The Mondavi family of Napa Valley has seen both sides of this issue. When family patriarch Cesare Mondavi bequeathed the company to his two sons, Robert and Peter, the brothers couldn’t agree on how to take the company forward. This led to a rift that lasted more than 40 years and resulted in two separate branches of the Mondavi family establishing wine dynasties. After the split, Peter Mondavi, Sr., continued to lead C. Mondavi & Family, eventually running the company with his sons, Marc and Peter Mondavi, Jr. Today, C. Mondavi & Family, founded in the 1940s by Cesare and Rosa Mondavi, is welcoming the fourth generation (G4) of Mondavis to the family business as major shareholders and brand ambassadors. Several also hold management positions with the company or sit on the board of directors. Marc and Peter Jr., are still in charge but are preparing their children to take over the family business in the years to come.

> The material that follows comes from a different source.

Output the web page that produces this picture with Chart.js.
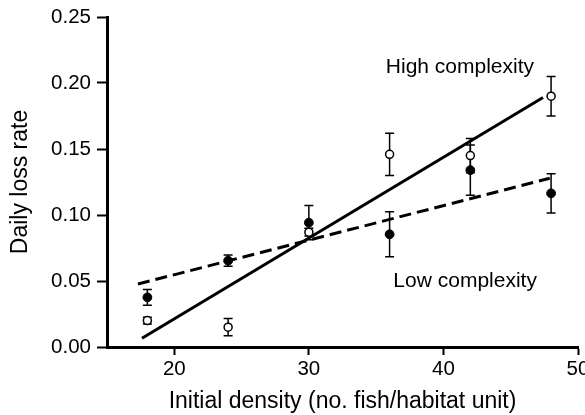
<!DOCTYPE html>
<html>
<head>
<meta charset="utf-8">
<script src="https://cdn.jsdelivr.net/npm/chart.js@4/dist/chart.umd.min.js"></script>
<style>
  html, body { margin: 0; padding: 0; background: #fff; }
  #wrap { width: 585px; height: 415px; }
</style>
</head>
<body>
<div id="wrap"><canvas id="c" width="585" height="415"></canvas></div>
<script>
// ---- data ----
const xValues   = [18, 24, 30, 36, 42, 48];
const highMeans = [0.020, 0.015, 0.087, 0.146, 0.145, 0.190];
const highErr   = [0.0025, 0.0065, 0.003, 0.016, 0.013, 0.015];
const lowMeans  = [0.0376, 0.0654, 0.0942, 0.0854, 0.134, 0.1164];
const lowErr    = [0.006, 0.0043, 0.013, 0.017, 0.019, 0.0148];
const highFitX  = [17.6, 47.4];
const highFitY  = [0.0066, 0.189];
const lowFitX   = [17.3, 47.9];
const lowFitY   = [0.0477, 0.1278];
const xTicks    = [20, 30, 40, 50];
const yTicks    = [0, 0.05, 0.10, 0.15, 0.20, 0.25];
const seriesLabels = ['High complexity', 'Low complexity'];

const FONT = "'Liberation Sans', Arial, Helvetica, sans-serif";
const toPts = (xs, ys) => xs.map((v, i) => ({x: v, y: ys[i]}));

const errorBars = {
  id: 'errorBars',
  beforeDatasetsDraw(chart) {
    const {ctx, scales: {x, y}} = chart;
    ctx.save();
    ctx.strokeStyle = '#000';
    ctx.lineWidth = 1.5;
    [[highMeans, highErr], [lowMeans, lowErr]].forEach(([m, e]) => {
      xValues.forEach((xv, i) => {
        const px = x.getPixelForValue(xv);
        const t = y.getPixelForValue(m[i] + e[i]);
        const b = y.getPixelForValue(m[i] - e[i]);
        ctx.beginPath();
        ctx.moveTo(px, t); ctx.lineTo(px, b);
        ctx.moveTo(px - 4.5, t); ctx.lineTo(px + 4.5, t);
        ctx.moveTo(px - 4.5, b); ctx.lineTo(px + 4.5, b);
        ctx.stroke();
      });
    });
    ctx.restore();
  }
};

const annotations = {
  id: 'annotations',
  afterDatasetsDraw(chart, args, opts) {
    const {ctx, scales: {x, y}} = chart;
    ctx.save();
    ctx.fillStyle = '#000';
    ctx.font = '21px ' + FONT;
    ctx.textAlign = 'left';
    ctx.textBaseline = 'alphabetic';
    opts.items.forEach(it => {
      ctx.fillText(it.text, x.getPixelForValue(it.x), y.getPixelForValue(it.y));
    });
    ctx.restore();
  }
};

new Chart(document.getElementById('c'), {
  type: 'scatter',
  data: {
    datasets: [
      {
        label: seriesLabels[0] + ' means',
        data: toPts(xValues, highMeans),
        pointRadius: 4,
        pointBackgroundColor: '#fff',
        pointBorderColor: '#000',
        pointBorderWidth: 1.5,
        showLine: false
      },
      {
        label: seriesLabels[1] + ' means',
        data: toPts(xValues, lowMeans),
        pointRadius: 4.4,
        pointBackgroundColor: '#000',
        pointBorderColor: '#000',
        pointBorderWidth: 1,
        showLine: false
      },
      {
        label: seriesLabels[0] + ' fit',
        data: toPts(highFitX, highFitY),
        showLine: true,
        borderColor: '#000',
        borderWidth: 3,
        pointRadius: 0,
        fill: false
      },
      {
        label: seriesLabels[1] + ' fit',
        data: toPts(lowFitX, lowFitY),
        showLine: true,
        borderColor: '#000',
        borderWidth: 3,
        borderDash: [12, 6],
        pointRadius: 0,
        fill: false
      }
    ]
  },
  options: {
    responsive: false,
    animation: false,
    layout: { padding: { top: 17, right: 7, left: 0, bottom: 0 } },
    plugins: {
      legend: { display: false },
      tooltip: { enabled: false },
      annotations: {
        items: [
          { text: seriesLabels[0], x: 35.72, y: 0.2078 },
          { text: seriesLabels[1], x: 36.28, y: 0.0452 }
        ]
      }
    },
    scales: {
      x: {
        type: 'linear',
        min: 15, max: 50,
        afterBuildTicks: s => { s.ticks = xTicks.map(v => ({value: v})); },
        afterFit: s => { s.height = 68; s.paddingLeft = 0; s.paddingRight = 0; },
        border: { display: true, color: '#000', width: 3 },
        grid: { drawOnChartArea: false, drawTicks: true, tickLength: 8, tickWidth: 2, tickColor: '#000' },
        ticks: { color: '#000', font: { family: FONT, size: 20.5 }, padding: 2, maxRotation: 0 },
        title: {
          display: true, text: 'Initial density (no. fish/habitat unit)', color: '#000',
          font: { family: FONT, size: 23 }, padding: { top: 0, bottom: 0 }
        }
      },
      y: {
        type: 'linear',
        min: 0, max: 0.25,
        afterBuildTicks: s => { s.ticks = yTicks.map(v => ({value: v})); },
        afterFit: s => { s.width = 107; s.paddingTop = 0; s.paddingBottom = 0; },
        border: { display: true, color: '#000', width: 3 },
        grid: { drawOnChartArea: false, drawTicks: true, tickLength: 10, tickWidth: 2, tickColor: '#000' },
        ticks: { color: '#000', font: { family: FONT, size: 20.5 }, padding: 6,
                 callback: v => Number(v).toFixed(2) },
        title: {
          display: true, text: 'Daily loss rate', color: '#000',
          font: { family: FONT, size: 23 }, padding: { top: 7, bottom: 0 }
        }
      }
    }
  },
  plugins: [errorBars, annotations]
});
</script>
</body>
</html>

“At C. Mondavi & Family, we’ve made a commitment to continue family ownership and traditions,” says G4 family member, Riana Mondavi. “Passion has kept our family business going this long and I can say for all of us in this next generation, we are extremely humbled to carry on a wine legacy started by our great grandparents.”
For the Williams family, building the business has been a decades-long venture. John and his wife Ann invested heavily to launch Kiona, and John maintained his career as a metallurgist during its growth. Their four children, including Scott, maintain ownership now. Grandson J.J. felt the family passion even before he started working on the farm as a teenager. He’s looking forward to his brother, Tyler, who’s spent the last 10 years working in Washington state and internationally as a winemaker, joining him in the cellar. And, J.J. adds, if his own two children are interested, he hopes to be able to bring them into the business someday as well.
Planning can help make it happen. Attorney Jones of Helsell Fetterman recalls one client who started a small winery in Washington state and successfully passed the business on to his daughter, who took the business to the next level. “Now the dad doesn’t have to work every day,” Jones says. “He just shows up and drinks his wine. It’s a beautiful thing.”